While the NLRB’s attack on the Boeing Company and its South Carolina employees may be viewed as an attack on the freedom to expand business in America, Catholic colleges are also under fire from Obama’s NLRB for not being Catholic enough.
Back in January, the New York regional office of the NRLB ruled against Manhattan College’s claim that, as a religious institution, it should be exempted from the National Labor Relations Act. As a result of the NLRB’s rejection of Manhattan College’s religious argument, the college must allow its faculty to unionize.
Now, in a similar case, the NLRB’s regional office in Chicago issued another decision slapping down the argument of St. Xavier University:
Last week a regional official of the National Labor Relations Board NLRB ruled that St. Xavier University in Chicago must allow adjunct professors to form a union. The ruling marked the second time this year that the NLRB has ruled that a Catholic institution of higher education lacks the distinctive religious character that would make it exempt from federal labor laws.

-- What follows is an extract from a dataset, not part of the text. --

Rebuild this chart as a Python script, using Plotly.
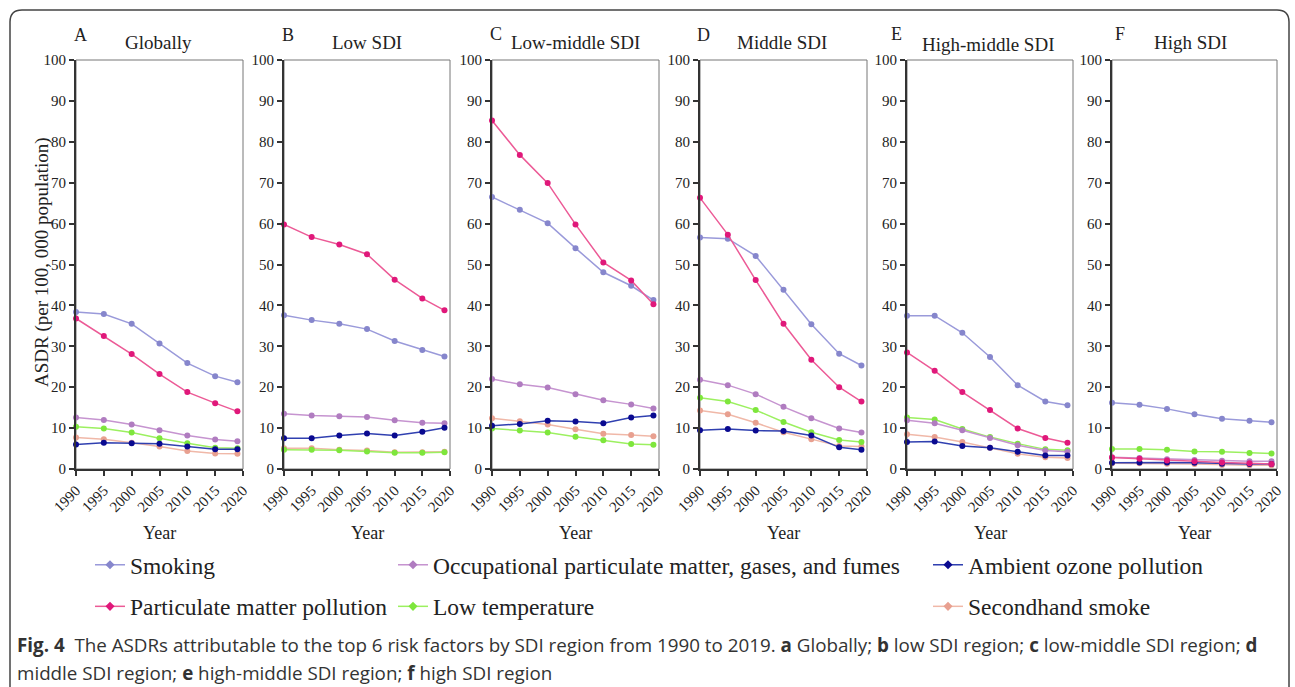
import plotly.graph_objects as go

W, H = 1295, 687

years = [1990, 1995, 2000, 2005, 2010, 2015, 2019]

panel_letters = ["A", "B", "C", "D", "E", "F"]
panel_titles = ["Globally", "Low SDI", "Low-middle SDI", "Middle SDI", "High-middle SDI", "High SDI"]

# values per panel (A..F)
smoking = [
    [38.4, 37.9, 35.5, 30.7, 25.9, 22.7, 21.2],
    [37.6, 36.4, 35.5, 34.2, 31.3, 29.1, 27.5],
    [66.5, 63.4, 60.1, 54.0, 48.1, 44.8, 41.3],
    [56.6, 56.3, 52.1, 43.8, 35.4, 28.2, 25.3],
    [37.5, 37.5, 33.3, 27.4, 20.5, 16.5, 15.6],
    [16.2, 15.7, 14.7, 13.4, 12.3, 11.8, 11.4],
]
occupational = [
    [12.6, 12.0, 10.9, 9.5, 8.2, 7.2, 6.8],
    [13.5, 13.1, 12.9, 12.7, 11.9, 11.3, 11.2],
    [22.0, 20.7, 19.9, 18.3, 16.8, 15.8, 14.8],
    [21.8, 20.5, 18.3, 15.2, 12.4, 9.9, 8.9],
    [11.9, 11.2, 9.5, 7.6, 5.8, 4.5, 4.2],
    [2.9, 2.7, 2.4, 2.2, 2.0, 1.9, 1.9],
]
ozone = [
    [6.0, 6.4, 6.3, 6.2, 5.5, 4.8, 4.8],
    [7.5, 7.5, 8.2, 8.7, 8.2, 9.1, 10.1],
    [10.6, 11.0, 11.8, 11.6, 11.2, 12.6, 13.1],
    [9.5, 9.8, 9.4, 9.3, 8.2, 5.3, 4.7],
    [6.6, 6.7, 5.6, 5.2, 4.2, 3.3, 3.3],
    [1.5, 1.6, 1.6, 1.5, 1.3, 1.2, 1.2],
]
particulate = [
    [36.8, 32.5, 28.1, 23.2, 18.8, 16.1, 14.1],
    [59.8, 56.7, 54.9, 52.5, 46.3, 41.7, 38.8],
    [85.2, 76.8, 69.9, 59.8, 50.5, 46.1, 40.3],
    [66.3, 57.3, 46.2, 35.5, 26.7, 20.0, 16.5],
    [28.5, 24.0, 18.8, 14.4, 9.9, 7.6, 6.4],
    [2.8, 2.5, 2.1, 1.9, 1.6, 1.4, 1.2],
]
low_temp = [
    [10.3, 9.9, 8.9, 7.5, 6.3, 5.2, 5.1],
    [4.7, 4.7, 4.6, 4.3, 4.0, 4.0, 4.1],
    [9.9, 9.4, 8.9, 7.9, 7.0, 6.1, 5.9],
    [17.4, 16.5, 14.4, 11.5, 9.0, 7.1, 6.6],
    [12.6, 12.1, 9.8, 7.8, 6.2, 4.8, 4.6],
    [4.9, 4.9, 4.7, 4.3, 4.2, 3.9, 3.8],
]
secondhand = [
    [7.7, 7.3, 6.4, 5.5, 4.4, 3.8, 3.7],
    [5.1, 5.1, 4.7, 4.5, 4.1, 4.1, 4.2],
    [12.4, 11.7, 10.9, 9.7, 8.6, 8.3, 8.0],
    [14.3, 13.4, 11.3, 9.0, 7.3, 5.6, 5.5],
    [8.5, 7.8, 6.6, 5.2, 3.7, 2.9, 2.7],
    [1.4, 1.4, 1.3, 1.2, 1.0, 0.9, 0.9],
]

x_ticks = [1990, 1995, 2000, 2005, 2010, 2015, 2020]
y_ticks = [0, 10, 20, 30, 40, 50, 60, 70, 80, 90, 100]

series = [
    ("Smoking", smoking, "#9a9ada", "#8686cc", "legend"),
    ("Occupational particulate matter, gases, and fumes", occupational, "#c694d0", "#b07cc0", "legend2"),
    ("Ambient ozone pollution", ozone, "#3040b0", "#0a0a90", "legend3"),
    ("Particulate matter pollution", particulate, "#ec5a96", "#e0187a", "legend"),
    ("Low temperature", low_temp, "#9cf060", "#7ee63c", "legend2"),
    ("Secondhand smoke", secondhand, "#f0b8a8", "#e8a090", "legend3"),
]
draw_order = [5, 4, 1, 2, 0, 3]

px_left = [76, 284, 492, 700, 907, 1112]
px_right = [243, 450, 659, 867, 1073, 1277]
py_top, py_bot = 60, 469

def fx(p):
    return p / W

def fy(p):
    return 1 - p / H

SERIF = "Liberation Serif, Times New Roman, serif"

fig = go.Figure()

for i in range(6):
    xa = "x" if i == 0 else f"x{i+1}"
    ya = "y" if i == 0 else f"y{i+1}"
    for k in draw_order:
        name, data, lc, mc, lg = series[k]
        fig.add_trace(go.Scatter(
            x=years, y=data[i], mode="lines+markers", name=name,
            line=dict(color=lc, width=1.5),
            marker=dict(color=mc, size=6, symbol="circle"),
            xaxis=xa, yaxis=ya, cliponaxis=False,
            showlegend=False,
        ))

legend_order = [0, 3, 1, 4, 2, 5]
for k in legend_order:
    name, data, lc, mc, lg = series[k]
    fig.add_trace(go.Scatter(
        x=[None], y=[None], mode="lines+markers", name=name,
        line=dict(color=lc, width=1.5),
        marker=dict(color=mc, size=7, symbol="diamond"),
        legend=lg, legendgroup=name, showlegend=True,
    ))

layout = dict(
    width=W, height=H,
    margin=dict(l=0, r=0, t=0, b=0, autoexpand=False),
    paper_bgcolor="white", plot_bgcolor="white",
    showlegend=True,
    font=dict(family=SERIF, color="#222"),
)

for i in range(6):
    xk = "xaxis" if i == 0 else f"xaxis{i+1}"
    yk = "yaxis" if i == 0 else f"yaxis{i+1}"
    xa = "x" if i == 0 else f"x{i+1}"
    layout[xk] = dict(
        domain=[fx(px_left[i]), fx(px_right[i])], anchor=("y" if i == 0 else f"y{i+1}"),
        range=[1990, 2020], tickvals=x_ticks, ticktext=[str(t) for t in x_ticks],
        tickangle=-45, ticks="outside", ticklen=5, tickwidth=1.5, tickcolor="#333",
        showline=True, linecolor="#333", linewidth=2, showgrid=False, zeroline=False,
        tickfont=dict(family=SERIF, size=15, color="#222"),
    )
    layout[yk] = dict(
        domain=[fy(py_bot), fy(py_top)], anchor=xa,
        range=[0, 100], tickvals=y_ticks, ticks="outside", ticklen=5, tickwidth=1.5,
        tickcolor="#333", showline=True, linecolor="#333", linewidth=2,
        showgrid=False, zeroline=False,
        tickfont=dict(family=SERIF, size=15, color="#222"),
    )

leg_common = dict(orientation="v", xanchor="left", yanchor="top",
                  font=dict(family=SERIF, size=23.5, color="#222"),
                  bgcolor="rgba(0,0,0,0)", tracegroupgap=8, itemwidth=30)
layout["legend"] = dict(x=fx(90), y=fy(543), **leg_common)
layout["legend2"] = dict(x=fx(393), y=fy(543), **leg_common)
layout["legend3"] = dict(x=fx(928), y=fy(543), **leg_common)

annotations = []
letter_pos = [(80, 35), (288, 35), (496, 34), (703, 35), (896, 34), (1120, 34)]
title_pos = [(158, 43), (367, 43), (575, 43), (782, 43), (988, 44), (1190, 43)]
for i in range(6):
    annotations.append(dict(text=panel_letters[i], x=fx(letter_pos[i][0]), y=fy(letter_pos[i][1]),
                            xref="paper", yref="paper", xanchor="center", yanchor="middle",
                            showarrow=False, font=dict(family=SERIF, size=18, color="#222")))
    annotations.append(dict(text=panel_titles[i], x=fx(title_pos[i][0]), y=fy(title_pos[i][1]),
                            xref="paper", yref="paper", xanchor="center", yanchor="middle",
                            showarrow=False, font=dict(family=SERIF, size=19, color="#222")))
    annotations.append(dict(text="Year", x=fx((px_left[i] + px_right[i]) / 2), y=fy(533),
                            xref="paper", yref="paper", xanchor="center", yanchor="middle",
                            showarrow=False, font=dict(family=SERIF, size=18, color="#222")))

annotations.append(dict(text="ASDR (per 100, 000 population)", x=fx(42), y=fy(262),
                        xref="paper", yref="paper", xanchor="center", yanchor="middle",
                        showarrow=False, textangle=-90,
                        font=dict(family=SERIF, size=19, color="#222")))

CAP = "Open Sans, Roboto, sans-serif"
annotations.append(dict(
    text="<b>Fig. 4</b>  The ASDRs attributable to the top 6 risk factors by SDI region from 1990 to 2019. "
         "<b>a</b> Globally; <b>b</b> low SDI region; <b>c</b> low-middle SDI region; <b>d</b>",
    x=fx(15), y=fy(645), xref="paper", yref="paper", xanchor="left", yanchor="middle", showarrow=False,
    font=dict(family=CAP, size=18.8, color="#333")))
annotations.append(dict(
    text="middle SDI region; <b>e</b> high-middle SDI region; <b>f</b> high SDI region",
    x=fx(15), y=fy(673), xref="paper", yref="paper", xanchor="left", yanchor="middle", showarrow=False,
    font=dict(family=CAP, size=18.8, color="#333")))
layout["annotations"] = annotations

shapes = []
for i in range(6):
    shapes.append(dict(type="rect", xref="paper", yref="paper",
                       x0=fx(px_left[i]), x1=fx(px_right[i]), y0=fy(py_bot), y1=fy(py_top),
                       line=dict(color="#777", width=1), layer="below"))
bl, bt, br, r = 10, 10, 1289, 12
path = (f"M {fx(bl)},{fy(H + 5)} L {fx(bl)},{fy(bt + r)} Q {fx(bl)},{fy(bt)} {fx(bl + r)},{fy(bt)} "
        f"L {fx(br - r)},{fy(bt)} Q {fx(br)},{fy(bt)} {fx(br)},{fy(bt + r)} L {fx(br)},{fy(H + 5)}")
shapes.append(dict(type="path", path=path, xref="paper", yref="paper",
                   line=dict(color="#444", width=1.5)))
layout["shapes"] = shapes

fig.update_layout(**layout)
fig.write_html("out.html")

The NLRB ruling, following a similar decision involving Manhattan College earlier this year, underlines the complications that may arise when Catholic colleges and universities seek to increase their independence from Church authority. In making its ruling the NRLB noted that although St. Xavier College was founded by the Sisters of Mercy, the religious order now has only a small presence on campus and represents a minority on the governing board. There are no religious requirements for students, and the school’s bylaws, amended in 1993, do “not contain any reference to religion, God, Catholicism.”
[snip]
“The media and Catholic leaders need to understand that the NLRB assault on Catholic colleges is not new—it has been ongoing for several decades—and it stands in clear contradiction to federal court rulings, which have instructed the NLRB to stop interfering with Catholic education,” Patrick J. Reilly [President of the Cardinal Newman Society] says.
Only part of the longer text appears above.